[Plotting code records]

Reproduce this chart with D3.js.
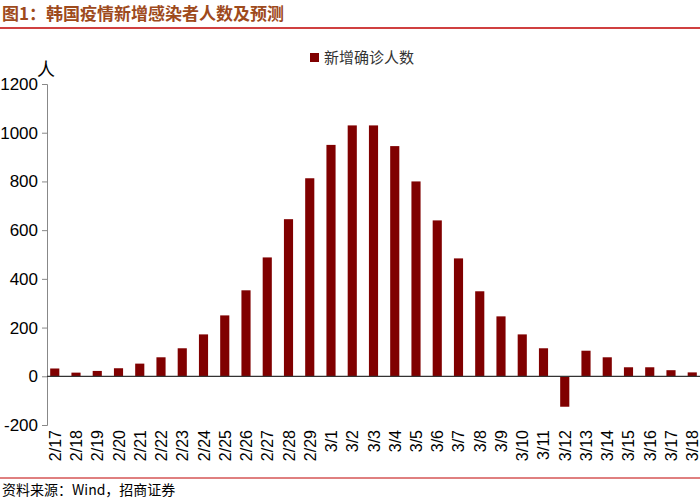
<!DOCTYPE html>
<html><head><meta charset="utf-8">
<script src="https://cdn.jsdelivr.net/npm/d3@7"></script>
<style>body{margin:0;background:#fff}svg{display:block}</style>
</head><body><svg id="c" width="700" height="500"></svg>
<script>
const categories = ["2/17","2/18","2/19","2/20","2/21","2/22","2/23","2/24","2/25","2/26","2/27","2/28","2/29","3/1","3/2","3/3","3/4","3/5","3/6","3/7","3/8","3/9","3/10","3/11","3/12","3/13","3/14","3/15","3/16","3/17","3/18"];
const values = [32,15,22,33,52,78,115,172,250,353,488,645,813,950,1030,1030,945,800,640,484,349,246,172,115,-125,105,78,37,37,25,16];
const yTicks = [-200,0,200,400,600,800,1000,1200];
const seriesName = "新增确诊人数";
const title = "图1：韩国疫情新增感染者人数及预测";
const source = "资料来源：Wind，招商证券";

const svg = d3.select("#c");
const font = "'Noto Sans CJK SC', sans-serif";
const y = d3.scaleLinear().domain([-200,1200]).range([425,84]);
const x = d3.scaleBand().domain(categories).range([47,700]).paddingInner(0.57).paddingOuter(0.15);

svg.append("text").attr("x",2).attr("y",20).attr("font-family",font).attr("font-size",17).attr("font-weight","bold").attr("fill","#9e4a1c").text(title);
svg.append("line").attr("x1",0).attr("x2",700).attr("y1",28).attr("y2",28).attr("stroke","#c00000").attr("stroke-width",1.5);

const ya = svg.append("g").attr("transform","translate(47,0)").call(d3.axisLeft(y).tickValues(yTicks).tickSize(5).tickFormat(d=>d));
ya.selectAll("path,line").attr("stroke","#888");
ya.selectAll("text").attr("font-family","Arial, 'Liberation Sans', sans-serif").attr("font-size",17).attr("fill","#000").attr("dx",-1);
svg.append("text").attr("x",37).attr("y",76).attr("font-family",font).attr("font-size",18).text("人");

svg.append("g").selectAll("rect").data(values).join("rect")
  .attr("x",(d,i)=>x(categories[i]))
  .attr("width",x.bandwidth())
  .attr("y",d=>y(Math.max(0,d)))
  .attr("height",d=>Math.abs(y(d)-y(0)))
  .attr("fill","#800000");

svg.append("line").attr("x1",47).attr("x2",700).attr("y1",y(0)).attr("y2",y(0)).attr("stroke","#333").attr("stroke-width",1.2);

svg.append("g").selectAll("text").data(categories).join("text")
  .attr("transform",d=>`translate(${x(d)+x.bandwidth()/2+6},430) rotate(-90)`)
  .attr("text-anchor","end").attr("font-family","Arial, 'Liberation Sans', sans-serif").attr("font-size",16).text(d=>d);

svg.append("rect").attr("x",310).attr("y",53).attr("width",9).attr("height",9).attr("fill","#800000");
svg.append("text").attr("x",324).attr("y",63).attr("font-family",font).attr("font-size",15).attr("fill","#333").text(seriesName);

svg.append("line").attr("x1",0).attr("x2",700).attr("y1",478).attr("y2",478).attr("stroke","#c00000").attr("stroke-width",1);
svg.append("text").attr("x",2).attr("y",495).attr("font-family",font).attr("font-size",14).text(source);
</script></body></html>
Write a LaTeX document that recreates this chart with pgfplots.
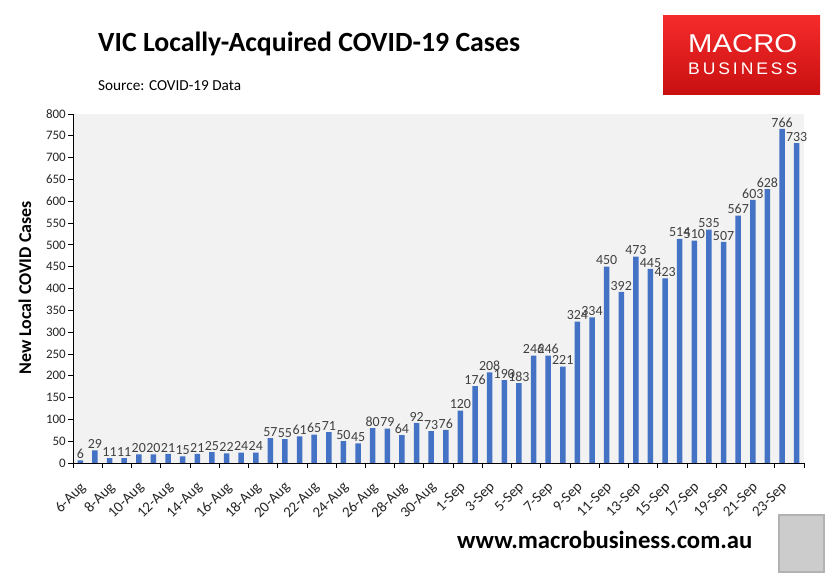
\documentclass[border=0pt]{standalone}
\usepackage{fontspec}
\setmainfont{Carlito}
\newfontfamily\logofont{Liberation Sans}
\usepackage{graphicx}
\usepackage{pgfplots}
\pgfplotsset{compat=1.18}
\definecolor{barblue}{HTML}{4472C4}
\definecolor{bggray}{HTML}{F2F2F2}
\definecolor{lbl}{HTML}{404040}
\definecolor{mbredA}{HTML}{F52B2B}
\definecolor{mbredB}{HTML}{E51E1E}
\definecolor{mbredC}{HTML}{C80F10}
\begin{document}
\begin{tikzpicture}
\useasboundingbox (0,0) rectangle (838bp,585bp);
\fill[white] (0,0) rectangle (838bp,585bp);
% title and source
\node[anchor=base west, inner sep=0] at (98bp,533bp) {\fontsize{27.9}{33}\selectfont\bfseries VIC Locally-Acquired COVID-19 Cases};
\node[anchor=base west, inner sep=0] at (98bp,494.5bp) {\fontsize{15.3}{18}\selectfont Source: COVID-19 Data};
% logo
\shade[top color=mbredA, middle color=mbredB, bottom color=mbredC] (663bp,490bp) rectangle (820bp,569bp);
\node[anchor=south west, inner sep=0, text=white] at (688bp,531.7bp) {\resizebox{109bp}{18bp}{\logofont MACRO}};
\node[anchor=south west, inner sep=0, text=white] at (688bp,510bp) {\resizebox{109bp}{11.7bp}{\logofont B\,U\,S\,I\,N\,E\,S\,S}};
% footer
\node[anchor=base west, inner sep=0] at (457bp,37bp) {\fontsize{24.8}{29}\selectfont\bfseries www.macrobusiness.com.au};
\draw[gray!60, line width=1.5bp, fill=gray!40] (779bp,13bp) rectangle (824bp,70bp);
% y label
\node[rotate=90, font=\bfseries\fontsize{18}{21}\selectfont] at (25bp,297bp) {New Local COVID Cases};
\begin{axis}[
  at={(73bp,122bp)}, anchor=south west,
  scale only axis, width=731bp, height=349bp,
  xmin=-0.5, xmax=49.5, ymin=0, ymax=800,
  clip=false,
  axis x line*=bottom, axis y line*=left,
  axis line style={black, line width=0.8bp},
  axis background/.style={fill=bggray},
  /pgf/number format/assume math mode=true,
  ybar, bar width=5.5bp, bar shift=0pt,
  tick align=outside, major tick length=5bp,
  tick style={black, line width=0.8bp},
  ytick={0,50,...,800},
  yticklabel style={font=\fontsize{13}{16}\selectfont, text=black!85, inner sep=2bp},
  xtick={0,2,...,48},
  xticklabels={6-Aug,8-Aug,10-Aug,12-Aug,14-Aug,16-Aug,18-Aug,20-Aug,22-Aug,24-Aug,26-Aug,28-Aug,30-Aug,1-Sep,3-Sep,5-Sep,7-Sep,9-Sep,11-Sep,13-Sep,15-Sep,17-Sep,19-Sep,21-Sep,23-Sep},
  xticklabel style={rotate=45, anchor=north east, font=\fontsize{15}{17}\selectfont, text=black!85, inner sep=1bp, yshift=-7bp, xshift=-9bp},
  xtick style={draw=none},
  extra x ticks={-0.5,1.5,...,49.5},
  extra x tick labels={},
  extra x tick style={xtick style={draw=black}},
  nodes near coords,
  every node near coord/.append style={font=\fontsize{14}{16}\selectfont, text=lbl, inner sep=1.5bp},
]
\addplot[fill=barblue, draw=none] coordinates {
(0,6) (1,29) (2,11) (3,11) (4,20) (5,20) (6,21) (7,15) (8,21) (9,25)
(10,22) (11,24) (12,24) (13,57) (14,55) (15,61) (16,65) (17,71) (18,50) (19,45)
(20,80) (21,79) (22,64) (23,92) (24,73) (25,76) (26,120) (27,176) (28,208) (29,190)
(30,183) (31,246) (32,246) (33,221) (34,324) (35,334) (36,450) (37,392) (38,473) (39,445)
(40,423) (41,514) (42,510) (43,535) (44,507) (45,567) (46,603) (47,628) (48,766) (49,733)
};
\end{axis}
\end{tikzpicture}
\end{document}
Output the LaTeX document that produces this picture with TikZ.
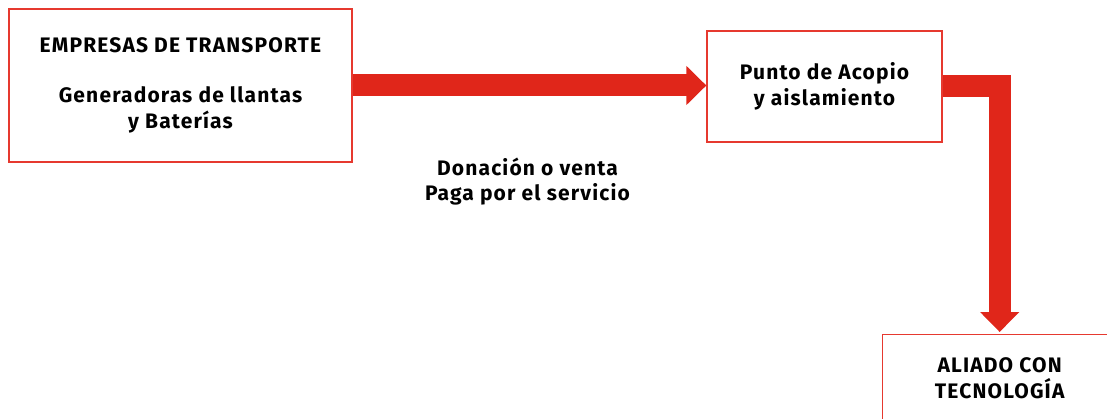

Requirement: Give every line above again exactly, with no pictures.

Output of the exercise:
Reproduce this chart with D3.js.
<!DOCTYPE html>
<html><head><meta charset="utf-8">
<script src="https://cdn.jsdelivr.net/npm/d3@7"></script>
<style>body{margin:0;background:#fff}svg{display:block}</style>
</head><body><svg id="c" width="700" height="500"></svg>
<script>
const categories = ["2/17","2/18","2/19","2/20","2/21","2/22","2/23","2/24","2/25","2/26","2/27","2/28","2/29","3/1","3/2","3/3","3/4","3/5","3/6","3/7","3/8","3/9","3/10","3/11","3/12","3/13","3/14","3/15","3/16","3/17","3/18"];
const values = [32,15,22,33,52,78,115,172,250,353,488,645,813,950,1030,1030,945,800,640,484,349,246,172,115,-125,105,78,37,37,25,16];
const yTicks = [-200,0,200,400,600,800,1000,1200];
const seriesName = "新增确诊人数";
const title = "图1：韩国疫情新增感染者人数及预测";
const source = "资料来源：Wind，招商证券";

const svg = d3.select("#c");
const font = "'Noto Sans CJK SC', sans-serif";
const y = d3.scaleLinear().domain([-200,1200]).range([425,84]);
const x = d3.scaleBand().domain(categories).range([47,700]).paddingInner(0.57).paddingOuter(0.15);

svg.append("text").attr("x",2).attr("y",20).attr("font-family",font).attr("font-size",17).attr("font-weight","bold").attr("fill","#9e4a1c").text(title);
svg.append("line").attr("x1",0).attr("x2",700).attr("y1",28).attr("y2",28).attr("stroke","#c00000").attr("stroke-width",1.5);

const ya = svg.append("g").attr("transform","translate(47,0)").call(d3.axisLeft(y).tickValues(yTicks).tickSize(5).tickFormat(d=>d));
ya.selectAll("path,line").attr("stroke","#888");
ya.selectAll("text").attr("font-family","Arial, 'Liberation Sans', sans-serif").attr("font-size",17).attr("fill","#000").attr("dx",-1);
svg.append("text").attr("x",37).attr("y",76).attr("font-family",font).attr("font-size",18).text("人");

svg.append("g").selectAll("rect").data(values).join("rect")
  .attr("x",(d,i)=>x(categories[i]))
  .attr("width",x.bandwidth())
  .attr("y",d=>y(Math.max(0,d)))
  .attr("height",d=>Math.abs(y(d)-y(0)))
  .attr("fill","#800000");

svg.append("line").attr("x1",47).attr("x2",700).attr("y1",y(0)).attr("y2",y(0)).attr("stroke","#333").attr("stroke-width",1.2);

svg.append("g").selectAll("text").data(categories).join("text")
  .attr("transform",d=>`translate(${x(d)+x.bandwidth()/2+6},430) rotate(-90)`)
  .attr("text-anchor","end").attr("font-family","Arial, 'Liberation Sans', sans-serif").attr("font-size",16).text(d=>d);

svg.append("rect").attr("x",310).attr("y",53).attr("width",9).attr("height",9).attr("fill","#800000");
svg.append("text").attr("x",324).attr("y",63).attr("font-family",font).attr("font-size",15).attr("fill","#333").text(seriesName);

svg.append("line").attr("x1",0).attr("x2",700).attr("y1",478).attr("y2",478).attr("stroke","#c00000").attr("stroke-width",1);
svg.append("text").attr("x",2).attr("y",495).attr("font-family",font).attr("font-size",14).text(source);
</script></body></html>
Write a LaTeX document that recreates this chart with pgfplots.
\documentclass[border=0pt]{standalone}
\usepackage{fontspec}
\setmainfont{Carlito}
\newfontfamily\logofont{Liberation Sans}
\usepackage{graphicx}
\usepackage{pgfplots}
\pgfplotsset{compat=1.18}
\definecolor{barblue}{HTML}{4472C4}
\definecolor{bggray}{HTML}{F2F2F2}
\definecolor{lbl}{HTML}{404040}
\definecolor{mbredA}{HTML}{F52B2B}
\definecolor{mbredB}{HTML}{E51E1E}
\definecolor{mbredC}{HTML}{C80F10}
\begin{document}
\begin{tikzpicture}
\useasboundingbox (0,0) rectangle (838bp,585bp);
\fill[white] (0,0) rectangle (838bp,585bp);
% title and source
\node[anchor=base west, inner sep=0] at (98bp,533bp) {\fontsize{27.9}{33}\selectfont\bfseries VIC Locally-Acquired COVID-19 Cases};
\node[anchor=base west, inner sep=0] at (98bp,494.5bp) {\fontsize{15.3}{18}\selectfont Source: COVID-19 Data};
% logo
\shade[top color=mbredA, middle color=mbredB, bottom color=mbredC] (663bp,490bp) rectangle (820bp,569bp);
\node[anchor=south west, inner sep=0, text=white] at (688bp,531.7bp) {\resizebox{109bp}{18bp}{\logofont MACRO}};
\node[anchor=south west, inner sep=0, text=white] at (688bp,510bp) {\resizebox{109bp}{11.7bp}{\logofont B\,U\,S\,I\,N\,E\,S\,S}};
% footer
\node[anchor=base west, inner sep=0] at (457bp,37bp) {\fontsize{24.8}{29}\selectfont\bfseries www.macrobusiness.com.au};
\draw[gray!60, line width=1.5bp, fill=gray!40] (779bp,13bp) rectangle (824bp,70bp);
% y label
\node[rotate=90, font=\bfseries\fontsize{18}{21}\selectfont] at (25bp,297bp) {New Local COVID Cases};
\begin{axis}[
  at={(73bp,122bp)}, anchor=south west,
  scale only axis, width=731bp, height=349bp,
  xmin=-0.5, xmax=49.5, ymin=0, ymax=800,
  clip=false,
  axis x line*=bottom, axis y line*=left,
  axis line style={black, line width=0.8bp},
  axis background/.style={fill=bggray},
  /pgf/number format/assume math mode=true,
  ybar, bar width=5.5bp, bar shift=0pt,
  tick align=outside, major tick length=5bp,
  tick style={black, line width=0.8bp},
  ytick={0,50,...,800},
  yticklabel style={font=\fontsize{13}{16}\selectfont, text=black!85, inner sep=2bp},
  xtick={0,2,...,48},
  xticklabels={6-Aug,8-Aug,10-Aug,12-Aug,14-Aug,16-Aug,18-Aug,20-Aug,22-Aug,24-Aug,26-Aug,28-Aug,30-Aug,1-Sep,3-Sep,5-Sep,7-Sep,9-Sep,11-Sep,13-Sep,15-Sep,17-Sep,19-Sep,21-Sep,23-Sep},
  xticklabel style={rotate=45, anchor=north east, font=\fontsize{15}{17}\selectfont, text=black!85, inner sep=1bp, yshift=-7bp, xshift=-9bp},
  xtick style={draw=none},
  extra x ticks={-0.5,1.5,...,49.5},
  extra x tick labels={},
  extra x tick style={xtick style={draw=black}},
  nodes near coords,
  every node near coord/.append style={font=\fontsize{14}{16}\selectfont, text=lbl, inner sep=1.5bp},
]
\addplot[fill=barblue, draw=none] coordinates {
(0,6) (1,29) (2,11) (3,11) (4,20) (5,20) (6,21) (7,15) (8,21) (9,25)
(10,22) (11,24) (12,24) (13,57) (14,55) (15,61) (16,65) (17,71) (18,50) (19,45)
(20,80) (21,79) (22,64) (23,92) (24,73) (25,76) (26,120) (27,176) (28,208) (29,190)
(30,183) (31,246) (32,246) (33,221) (34,324) (35,334) (36,450) (37,392) (38,473) (39,445)
(40,423) (41,514) (42,510) (43,535) (44,507) (45,567) (46,603) (47,628) (48,766) (49,733)
};
\end{axis}
\end{tikzpicture}
\end{document}
Output the LaTeX document that produces this picture with TikZ.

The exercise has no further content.